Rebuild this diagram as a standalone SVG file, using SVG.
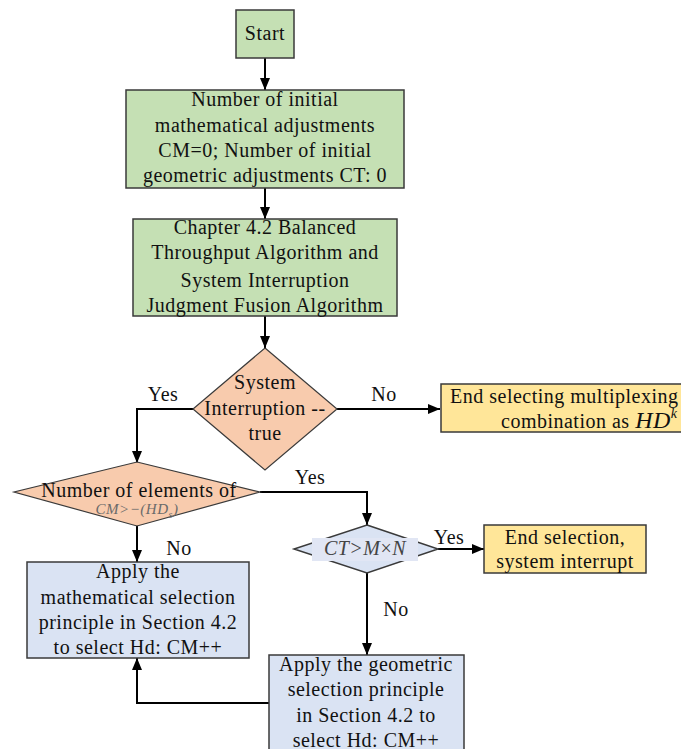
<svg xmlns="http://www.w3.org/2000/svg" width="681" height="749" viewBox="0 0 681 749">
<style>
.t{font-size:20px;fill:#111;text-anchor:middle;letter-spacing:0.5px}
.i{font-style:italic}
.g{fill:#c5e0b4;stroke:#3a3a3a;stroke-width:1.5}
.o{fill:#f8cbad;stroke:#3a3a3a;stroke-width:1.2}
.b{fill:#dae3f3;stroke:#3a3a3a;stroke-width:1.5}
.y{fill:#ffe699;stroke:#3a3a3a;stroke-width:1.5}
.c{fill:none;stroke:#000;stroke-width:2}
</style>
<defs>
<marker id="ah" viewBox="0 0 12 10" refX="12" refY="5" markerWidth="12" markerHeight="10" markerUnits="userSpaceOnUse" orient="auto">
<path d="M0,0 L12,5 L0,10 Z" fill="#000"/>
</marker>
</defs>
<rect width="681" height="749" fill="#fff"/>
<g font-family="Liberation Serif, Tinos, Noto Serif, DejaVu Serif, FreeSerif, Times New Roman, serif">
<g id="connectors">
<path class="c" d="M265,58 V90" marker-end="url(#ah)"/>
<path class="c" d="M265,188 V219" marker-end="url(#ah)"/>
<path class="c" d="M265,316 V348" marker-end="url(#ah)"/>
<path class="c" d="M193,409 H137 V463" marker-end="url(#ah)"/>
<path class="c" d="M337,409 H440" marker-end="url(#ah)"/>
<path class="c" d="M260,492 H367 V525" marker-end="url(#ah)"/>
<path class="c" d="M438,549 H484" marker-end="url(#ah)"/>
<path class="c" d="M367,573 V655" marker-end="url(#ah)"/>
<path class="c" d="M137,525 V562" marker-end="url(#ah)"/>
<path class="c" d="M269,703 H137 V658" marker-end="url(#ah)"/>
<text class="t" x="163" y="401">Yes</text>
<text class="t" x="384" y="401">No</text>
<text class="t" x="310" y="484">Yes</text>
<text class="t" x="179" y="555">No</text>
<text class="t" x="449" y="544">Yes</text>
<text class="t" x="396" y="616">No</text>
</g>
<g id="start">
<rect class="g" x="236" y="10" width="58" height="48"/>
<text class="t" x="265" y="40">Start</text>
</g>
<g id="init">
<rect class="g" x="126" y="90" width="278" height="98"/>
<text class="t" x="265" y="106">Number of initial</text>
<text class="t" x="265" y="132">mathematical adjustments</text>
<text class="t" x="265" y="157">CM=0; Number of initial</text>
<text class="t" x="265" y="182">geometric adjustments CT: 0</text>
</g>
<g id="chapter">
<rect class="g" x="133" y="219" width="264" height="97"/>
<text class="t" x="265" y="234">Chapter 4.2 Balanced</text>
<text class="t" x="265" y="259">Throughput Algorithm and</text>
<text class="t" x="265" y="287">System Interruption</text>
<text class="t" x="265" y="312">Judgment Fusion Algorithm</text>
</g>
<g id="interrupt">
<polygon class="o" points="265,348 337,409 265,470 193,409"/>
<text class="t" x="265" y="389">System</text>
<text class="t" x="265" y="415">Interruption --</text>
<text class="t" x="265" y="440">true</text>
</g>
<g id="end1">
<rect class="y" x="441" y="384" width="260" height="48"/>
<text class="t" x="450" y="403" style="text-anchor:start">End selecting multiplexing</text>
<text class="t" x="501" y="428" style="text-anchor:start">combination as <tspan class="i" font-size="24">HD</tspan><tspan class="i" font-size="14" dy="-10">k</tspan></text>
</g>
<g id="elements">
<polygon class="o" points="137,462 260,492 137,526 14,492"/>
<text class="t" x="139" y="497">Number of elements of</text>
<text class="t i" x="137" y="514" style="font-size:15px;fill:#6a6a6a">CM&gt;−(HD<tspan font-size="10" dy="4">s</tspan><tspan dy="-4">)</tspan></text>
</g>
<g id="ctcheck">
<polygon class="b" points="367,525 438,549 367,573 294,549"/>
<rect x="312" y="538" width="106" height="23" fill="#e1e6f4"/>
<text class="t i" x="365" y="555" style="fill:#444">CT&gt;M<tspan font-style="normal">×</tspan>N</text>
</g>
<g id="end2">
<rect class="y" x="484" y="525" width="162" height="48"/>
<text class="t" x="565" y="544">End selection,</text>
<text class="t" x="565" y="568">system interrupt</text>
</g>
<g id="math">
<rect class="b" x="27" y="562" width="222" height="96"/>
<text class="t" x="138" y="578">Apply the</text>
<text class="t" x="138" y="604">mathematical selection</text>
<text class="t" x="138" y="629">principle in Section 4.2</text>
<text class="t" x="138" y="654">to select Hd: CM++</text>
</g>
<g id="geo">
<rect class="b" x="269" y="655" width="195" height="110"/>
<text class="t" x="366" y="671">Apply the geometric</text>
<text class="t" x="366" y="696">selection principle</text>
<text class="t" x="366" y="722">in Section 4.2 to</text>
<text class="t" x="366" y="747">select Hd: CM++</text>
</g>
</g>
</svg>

● Written task: Quote every line word for word and keep the images out of the copy.

● Response to this exercise:
Rebuild this diagram as a standalone SVG file, using SVG.
<svg xmlns="http://www.w3.org/2000/svg" width="681" height="749" viewBox="0 0 681 749">
<style>
.t{font-size:20px;fill:#111;text-anchor:middle;letter-spacing:0.5px}
.i{font-style:italic}
.g{fill:#c5e0b4;stroke:#3a3a3a;stroke-width:1.5}
.o{fill:#f8cbad;stroke:#3a3a3a;stroke-width:1.2}
.b{fill:#dae3f3;stroke:#3a3a3a;stroke-width:1.5}
.y{fill:#ffe699;stroke:#3a3a3a;stroke-width:1.5}
.c{fill:none;stroke:#000;stroke-width:2}
</style>
<defs>
<marker id="ah" viewBox="0 0 12 10" refX="12" refY="5" markerWidth="12" markerHeight="10" markerUnits="userSpaceOnUse" orient="auto">
<path d="M0,0 L12,5 L0,10 Z" fill="#000"/>
</marker>
</defs>
<rect width="681" height="749" fill="#fff"/>
<g font-family="Liberation Serif, Tinos, Noto Serif, DejaVu Serif, FreeSerif, Times New Roman, serif">
<g id="connectors">
<path class="c" d="M265,58 V90" marker-end="url(#ah)"/>
<path class="c" d="M265,188 V219" marker-end="url(#ah)"/>
<path class="c" d="M265,316 V348" marker-end="url(#ah)"/>
<path class="c" d="M193,409 H137 V463" marker-end="url(#ah)"/>
<path class="c" d="M337,409 H440" marker-end="url(#ah)"/>
<path class="c" d="M260,492 H367 V525" marker-end="url(#ah)"/>
<path class="c" d="M438,549 H484" marker-end="url(#ah)"/>
<path class="c" d="M367,573 V655" marker-end="url(#ah)"/>
<path class="c" d="M137,525 V562" marker-end="url(#ah)"/>
<path class="c" d="M269,703 H137 V658" marker-end="url(#ah)"/>
<text class="t" x="163" y="401">Yes</text>
<text class="t" x="384" y="401">No</text>
<text class="t" x="310" y="484">Yes</text>
<text class="t" x="179" y="555">No</text>
<text class="t" x="449" y="544">Yes</text>
<text class="t" x="396" y="616">No</text>
</g>
<g id="start">
<rect class="g" x="236" y="10" width="58" height="48"/>
<text class="t" x="265" y="40">Start</text>
</g>
<g id="init">
<rect class="g" x="126" y="90" width="278" height="98"/>
<text class="t" x="265" y="106">Number of initial</text>
<text class="t" x="265" y="132">mathematical adjustments</text>
<text class="t" x="265" y="157">CM=0; Number of initial</text>
<text class="t" x="265" y="182">geometric adjustments CT: 0</text>
</g>
<g id="chapter">
<rect class="g" x="133" y="219" width="264" height="97"/>
<text class="t" x="265" y="234">Chapter 4.2 Balanced</text>
<text class="t" x="265" y="259">Throughput Algorithm and</text>
<text class="t" x="265" y="287">System Interruption</text>
<text class="t" x="265" y="312">Judgment Fusion Algorithm</text>
</g>
<g id="interrupt">
<polygon class="o" points="265,348 337,409 265,470 193,409"/>
<text class="t" x="265" y="389">System</text>
<text class="t" x="265" y="415">Interruption --</text>
<text class="t" x="265" y="440">true</text>
</g>
<g id="end1">
<rect class="y" x="441" y="384" width="260" height="48"/>
<text class="t" x="450" y="403" style="text-anchor:start">End selecting multiplexing</text>
<text class="t" x="501" y="428" style="text-anchor:start">combination as <tspan class="i" font-size="24">HD</tspan><tspan class="i" font-size="14" dy="-10">k</tspan></text>
</g>
<g id="elements">
<polygon class="o" points="137,462 260,492 137,526 14,492"/>
<text class="t" x="139" y="497">Number of elements of</text>
<text class="t i" x="137" y="514" style="font-size:15px;fill:#6a6a6a">CM&gt;−(HD<tspan font-size="10" dy="4">s</tspan><tspan dy="-4">)</tspan></text>
</g>
<g id="ctcheck">
<polygon class="b" points="367,525 438,549 367,573 294,549"/>
<rect x="312" y="538" width="106" height="23" fill="#e1e6f4"/>
<text class="t i" x="365" y="555" style="fill:#444">CT&gt;M<tspan font-style="normal">×</tspan>N</text>
</g>
<g id="end2">
<rect class="y" x="484" y="525" width="162" height="48"/>
<text class="t" x="565" y="544">End selection,</text>
<text class="t" x="565" y="568">system interrupt</text>
</g>
<g id="math">
<rect class="b" x="27" y="562" width="222" height="96"/>
<text class="t" x="138" y="578">Apply the</text>
<text class="t" x="138" y="604">mathematical selection</text>
<text class="t" x="138" y="629">principle in Section 4.2</text>
<text class="t" x="138" y="654">to select Hd: CM++</text>
</g>
<g id="geo">
<rect class="b" x="269" y="655" width="195" height="110"/>
<text class="t" x="366" y="671">Apply the geometric</text>
<text class="t" x="366" y="696">selection principle</text>
<text class="t" x="366" y="722">in Section 4.2 to</text>
<text class="t" x="366" y="747">select Hd: CM++</text>
</g>
</g>
</svg>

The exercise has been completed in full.